Biden uses first veto to defend new rule on ESG investing

by Jacob Fuller

President Joe Biden on Monday rejected a Republican proposal to prevent pension fund managers from basing investment decisions on factors like climate change, in the first veto of his presidency.

“I just signed this veto because the legislation passed by the Congress would put at risk the retirement savings of individuals across the country,” Biden said in a video posted on Twitter.

The bill cleared Congress on March 1, when the Senate voted 50-46 to adopt a measure to overturn a Labor Department rule making it easier for fund managers to consider environmental, social, and corporate governance, or ESG, issues for investments and shareholder rights decisions, such as through proxy voting.

The outcome highlighted Republicans’ willingness to oppose their traditional allies in Wall Street and corporate America that adopt what party lawmakers characterize as “woke” liberal practices.

Two Democratic senators, Joe Manchin of West Virginia and Jon Tester of Montana, voted with Republicans.
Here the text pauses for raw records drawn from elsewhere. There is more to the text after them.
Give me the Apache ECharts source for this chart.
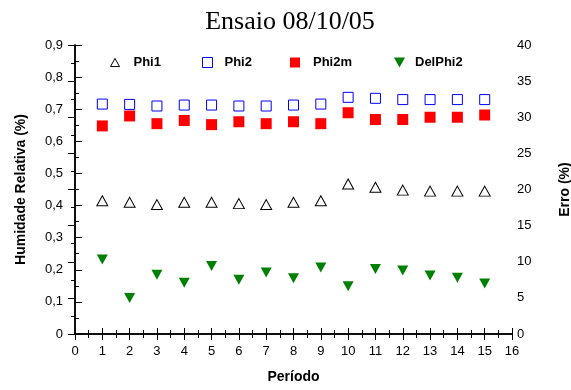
<!DOCTYPE html>
<html>
<head>
<meta charset="utf-8">
<script src="https://cdn.jsdelivr.net/npm/echarts@6/dist/echarts.min.js"></script>
<style>
  html, body { margin: 0; padding: 0; background: #fff; }
  #chart { width: 571px; height: 390px; }
</style>
</head>
<body>
<div id="chart"></div>
<script>
// Período 1..15
var periods = [1, 2, 3, 4, 5, 6, 7, 8, 9, 10, 11, 12, 13, 14, 15];

// Humidade relativa (fração) — eixo esquerdo
var phi1  = [0.415, 0.410, 0.403, 0.410, 0.410, 0.406, 0.403, 0.410, 0.415, 0.467, 0.457, 0.448, 0.445, 0.445, 0.445];
var phi2  = [0.716, 0.715, 0.710, 0.713, 0.713, 0.710, 0.710, 0.713, 0.716, 0.737, 0.734, 0.730, 0.730, 0.730, 0.730];
var phi2m = [0.648, 0.679, 0.655, 0.665, 0.652, 0.661, 0.655, 0.661, 0.655, 0.689, 0.668, 0.668, 0.675, 0.675, 0.682];

// Erro (%) — eixo direito
var delPhi2 = [10.3, 5.0, 8.2, 7.1, 9.4, 7.5, 8.5, 7.7, 9.2, 6.6, 9.0, 8.8, 8.1, 7.8, 7.0];

var seriesNames = ['Phi1', 'Phi2', 'Phi2m', 'DelPhi2'];

function pairs(xs, ys) {
  return xs.map(function (x, i) { return [x, ys[i]]; });
}

var fontSans = 'Liberation Sans, Arial, sans-serif';
var downTri = 'path://M0,0 L10,0 L5,9 Z';
var upTri = 'path://M5,0 L10,9 L0,9 Z';

var chart = echarts.init(document.getElementById('chart'), null, { renderer: 'canvas' });

var axisLineStyle = { color: '#000', width: 1.5 };
var tickStyle = { color: '#000', width: 1 };

// one legend block per series so each entry sits at its own spot inside the frame
function legendAt(name, left, size, padLeft) {
  return {
    data: [name],
    left: left,
    top: 56,
    itemWidth: size,
    itemHeight: size,
    itemGap: 0,
    itemStyle: { borderWidth: 1 },
    textStyle: { fontFamily: fontSans, fontWeight: 'bold', fontSize: 13, color: '#000', padding: [0, 0, 0, padLeft] },
    padding: 0
  };
}

chart.setOption({
  animation: false,
  backgroundColor: '#fff',
  title: {
    text: 'Ensaio 08/10/05',
    left: 285,
    textAlign: 'center',
    top: 4,
    textStyle: { fontFamily: 'Liberation Serif, Times New Roman, serif', fontWeight: 'normal', fontSize: 26, color: '#000' }
  },
  legend: [
    legendAt(seriesNames[0], 110, 9, 9),
    legendAt(seriesNames[1], 202, 10, 7),
    legendAt(seriesNames[2], 290, 10, 8),
    legendAt(seriesNames[3], 394, 11, 5)
  ],
  grid: { left: 75, right: 59, top: 45, bottom: 56, outerBoundsMode: 'none', containLabel: false },
  xAxis: [
    {
      type: 'value', min: 0, max: 16, interval: 1,
      name: 'Período', nameLocation: 'middle', nameGap: 36,
      nameTextStyle: { fontFamily: fontSans, fontWeight: 'bold', fontSize: 14, color: '#000' },
      axisLine: { show: true, lineStyle: axisLineStyle },
      axisTick: { show: true, inside: true, length: 6, lineStyle: tickStyle },
      minorTick: { show: true, splitNumber: 2, length: 4, lineStyle: tickStyle },
      axisLabel: { margin: 11, fontFamily: fontSans, fontSize: 13, color: '#000' },
      splitLine: { show: false }
    },
    {
      type: 'value', min: 0, max: 16, interval: 1, position: 'top',
      axisLine: { show: true, lineStyle: axisLineStyle },
      axisTick: { show: true, inside: true, length: 6, lineStyle: tickStyle },
      minorTick: { show: true, splitNumber: 2, length: 4, lineStyle: tickStyle },
      axisLabel: { show: false },
      splitLine: { show: false }
    }
  ],
  yAxis: [
    {
      type: 'value', min: 0, max: 0.9, interval: 0.1, position: 'left',
      name: 'Humidade Relativa (%)', nameLocation: 'middle', nameGap: 47, nameRotate: 90,
      nameTextStyle: { fontFamily: fontSans, fontWeight: 'bold', fontSize: 14, color: '#000' },
      axisLine: { show: true, lineStyle: axisLineStyle },
      axisTick: { show: true, inside: true, length: 7, lineStyle: tickStyle },
      minorTick: { show: true, splitNumber: 2, length: 4, lineStyle: tickStyle },
      axisLabel: {
        margin: 12, fontFamily: fontSans, fontSize: 13, color: '#000',
        formatter: function (v) { return (Math.round(v * 10) / 10).toString().replace('.', ','); }
      },
      splitLine: { show: false }
    },
    {
      type: 'value', min: 0, max: 40, interval: 5, position: 'right',
      name: 'Erro (%)', nameLocation: 'middle', nameGap: 46, nameRotate: 90,
      nameTextStyle: { fontFamily: fontSans, fontWeight: 'bold', fontSize: 14, color: '#000' },
      axisLine: { show: true, lineStyle: axisLineStyle },
      axisTick: { show: true, inside: true, length: 7, lineStyle: tickStyle },
      minorTick: { show: true, splitNumber: 2, length: 4, lineStyle: tickStyle },
      axisLabel: { margin: 5, fontFamily: fontSans, fontSize: 13, color: '#000' },
      splitLine: { show: false }
    }
  ],
  series: [
    {
      name: seriesNames[0], type: 'scatter', xAxisIndex: 0, yAxisIndex: 0,
      symbol: upTri, symbolSize: [11, 10],
      itemStyle: { color: '#fff', borderColor: '#000', borderWidth: 1, opacity: 1 },
      data: pairs(periods, phi1)
    },
    {
      name: seriesNames[1], type: 'scatter', xAxisIndex: 0, yAxisIndex: 0,
      symbol: 'rect', symbolSize: 10,
      itemStyle: { color: '#fff', borderColor: '#0000ff', borderWidth: 1, opacity: 1 },
      data: pairs(periods, phi2)
    },
    {
      name: seriesNames[2], type: 'scatter', xAxisIndex: 0, yAxisIndex: 0,
      symbol: 'rect', symbolSize: 11,
      itemStyle: { color: '#ff0000', opacity: 1 },
      data: pairs(periods, phi2m)
    },
    {
      name: seriesNames[3], type: 'scatter', xAxisIndex: 0, yAxisIndex: 1,
      symbol: downTri, symbolSize: [11, 10],
      itemStyle: { color: '#008000', opacity: 1 },
      data: pairs(periods, delPhi2)
    }
  ]
});
</script>
</body>
</html>
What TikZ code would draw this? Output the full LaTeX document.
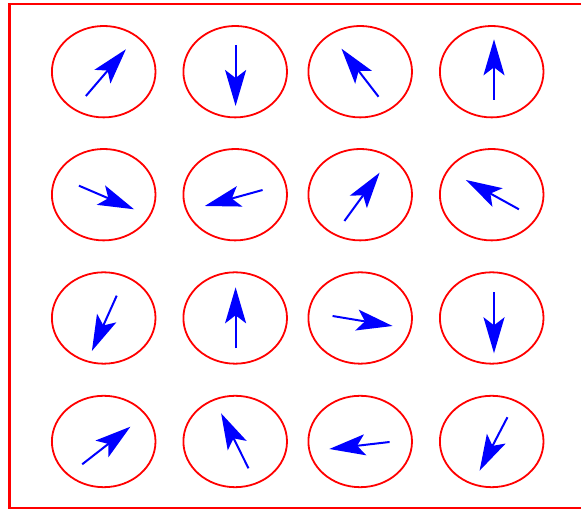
\documentclass[tikz,border=0pt]{standalone}
\usetikzlibrary{arrows.meta,shapes.geometric}
\begin{document}
\begin{tikzpicture}[x=1pt,y=1pt,
  cell/.style={draw=red,line width=1.8pt,ellipse,minimum width=103.6pt,minimum height=91.4pt,inner sep=0pt},
  spin/.style={draw=blue,line width=2pt,-{Stealth[length=36pt,width=21pt,inset=8pt]}}]
\useasboundingbox (0,0) rectangle (581,510);
\draw[red,line width=2.6pt] (600,506) -- (9.5,506) -- (9.5,2) -- (600,2);
% ellipses
\foreach \c/\x in {1/103.7,2/235.2,3/360.2,4/491.7}{
  \foreach \r/\y in {1/438.3,2/315.3,3/192,4/68.5}{
    \node[cell] (e\r\c) at (\x,\y) {};
  }
}
% arrow coordinates
\coordinate (a1t) at (85.9,414);   \coordinate (a1h) at (125.9,460.7);
\coordinate (a2t) at (235.6,465);  \coordinate (a2h) at (235.6,404);
\coordinate (a3t) at (378.5,413.3);\coordinate (a3h) at (341.5,461.3);
\coordinate (a4t) at (494,410);    \coordinate (a4h) at (494,470.7);
\coordinate (b1t) at (78.9,324.3); \coordinate (b1h) at (134.1,300.7);
\coordinate (b2t) at (262.6,320);  \coordinate (b2h) at (204.8,304);
\coordinate (b3t) at (344.4,289);  \coordinate (b3h) at (379.6,337.3);
\coordinate (b4t) at (518.9,300.7);\coordinate (b4h) at (465.9,330);
\coordinate (c1t) at (116.7,214.3);\coordinate (c1h) at (91.9,159);
\coordinate (c2t) at (235.6,161.7);\coordinate (c2h) at (235.6,222.7);
\coordinate (c3t) at (332.6,194);  \coordinate (c3h) at (392.6,184);
\coordinate (c4t) at (494,217.7);  \coordinate (c4h) at (494,156.7);
\coordinate (d1t) at (82.2,45.7);  \coordinate (d1h) at (130.4,83.3);
\coordinate (d2t) at (248.5,41.7); \coordinate (d2h) at (221.1,96.7);
\coordinate (d3t) at (389.6,68);   \coordinate (d3h) at (329.3,61);
\coordinate (d4t) at (507.4,92.7); \coordinate (d4h) at (479.6,39.3);
\foreach \n in {a1,a2,a3,a4,b1,b2,b3,b4,c1,c2,c3,c4,d1,d2,d3,d4}{
  \draw[spin] (\n t) -- (\n h);
}
\end{tikzpicture}
\end{document}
Both face re-election in Republican-leaning states in 2024. The Republican-controlled House of Representatives passed the bill in February.

Republicans claim the rule, which covers plans that collectively invest $12 trillion on behalf of 150 million Americans, would politicize investing by allowing plan managers to pursue liberal causes, which they say would hurt financial performance.

Senate Democratic leader Chuck Schumer accused Republicans of interfering with private investing decisions, saying on the Senate floor that they are “forcing their own views down the throats of every company and every investor.”

Manchin countered that it was the Biden administration that was pushing its “radical policy agenda” on this issue.

“Despite a clear and bipartisan rejection of the rule from Congress, President Biden is choosing to put his administration’s progressive agenda above the well-being of the American people,” Manchin said in a statement.